Google's Page rips Microsoft, says Yahoo ad deal OK

WASHINGTON -- Google billionaire co-founder Larry Page criticized a potential Microsoft takeover of Yahoo, saying it would concentrate too much power in the online communications market, stifling innovation and curbing competition.

But he discounted the idea that an advertising deal between Google and Yahoo — one the two companies are now exploring — would present any potential antitrust problems.

In his first official trip for Google to the nation's capital, Page spoke at a forum sponsored by the New American Foundation think tank about expanding affordable access to high-speed Internet service and opening up cellular networks to more applications, services and devices.

The territory was friendly as Google Chief Executive Eric Schmidt was recently elected chairman of the think tank, which counts telecommunications and technology policy in its varied body of work. Schmidt, a board member since 1999, was not at the talk.

Page said a successful Microsoft-Yahoo deal would "close a lot of things that are really important ... like instant messaging" and also Web-based e-mail communications.

"Now, if you put 90% of communications all in one company ... that's really a big risk, especially one (Microsoft) that has a history of doing bad stuff," he said. "So if you want to have good products you need to have some degree of openness."

However, ComScore Inc. earlier this year provided data that showed a combined Microsoft-Yahoo company would have about a 70% e-mail and instant messaging market share in the United States and a 77% market share worldwide. ComScore figures were from December.

Court oversight of Microsoft's market power began in 2002 after an antitrust settlement was reached among Microsoft, the federal government and 17 states, barring the software maker from seeking deals with computer makers to exclude rival software. It was intended to also keep the company from using its operating system monopoly to hinder competition in other products. Microsoft also faces scrutiny in the European Union, where regulators have opened two antitrust probes.

Page also talked up Google's push to use fallow TV airwaves, or so-called white spaces, for affordable broadband service and other similar initiatives. He said Google is participating in a government spectrum auction to open up cellular networks to more devices, applications and services.

Google had bid $4.6 billion for a swath of spectrum in an effort to impose provisions allowing any device or service to work on a resulting network, but lost out to the eventual winner, Verizon Communications.

Google strongly supports such initiatives, he said, because it would increase competition, spur better innovative products and provide more Internet access, generating greater revenue for the Mountain View, Calif.-based company.

In the case of Microsoft, the software maker had sought to buy Yahoo for $47.5 billion as a way to counter Google's dominance in the search and advertising market, but recently broke off talks.
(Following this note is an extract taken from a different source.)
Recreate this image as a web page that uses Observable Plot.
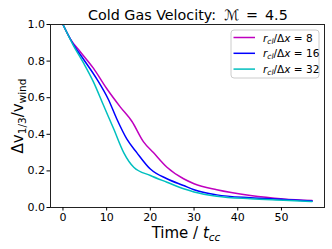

Google and Yahoo are exploring a long-term alliance to show Google ads alongside Yahoo search results after a two-week trial last month showed Google's technology could help boost Yahoo's profits.

While Page said Google has a large advertising share, "there are ways in which to structure a deal with Yahoo that will be reasonable ... especially given the alternatives they have, which aren't great either."

Antitrust obstacles can't be ruled out, as the two companies control more than 80% of the U.S. search advertising market. Several analysts have said a Google-Yahoo partnership will face regulatory scrutiny — intense enough to be deal-breaking.

Microsoft spokesman Jack Evans referred The Associated Press to a comment that the company's general counsel, Brad Smith, made last month regarding a Google-Yahoo agreement. He said then it "would make the market far less competitive, in sharp contrast to our own proposal to acquire Yahoo."

ComScore said recent data for April shows that Google has increased its share of the online search market, snaring nearly 62% of searches performed in the United States. Yahoo's share for the month was 20%, while Microsoft captured about 9%, both declines for those companies.

Google spokesman Adam Kovacevich said that Page met with Federal Communications Commission Chairman Kevin Martin and Commissioner Michael Copps and Reps. Ed Markey, D-Mass., John Dingell, D-Mich., and Cliff Stearns, R-Fla., regarding the white spaces issue.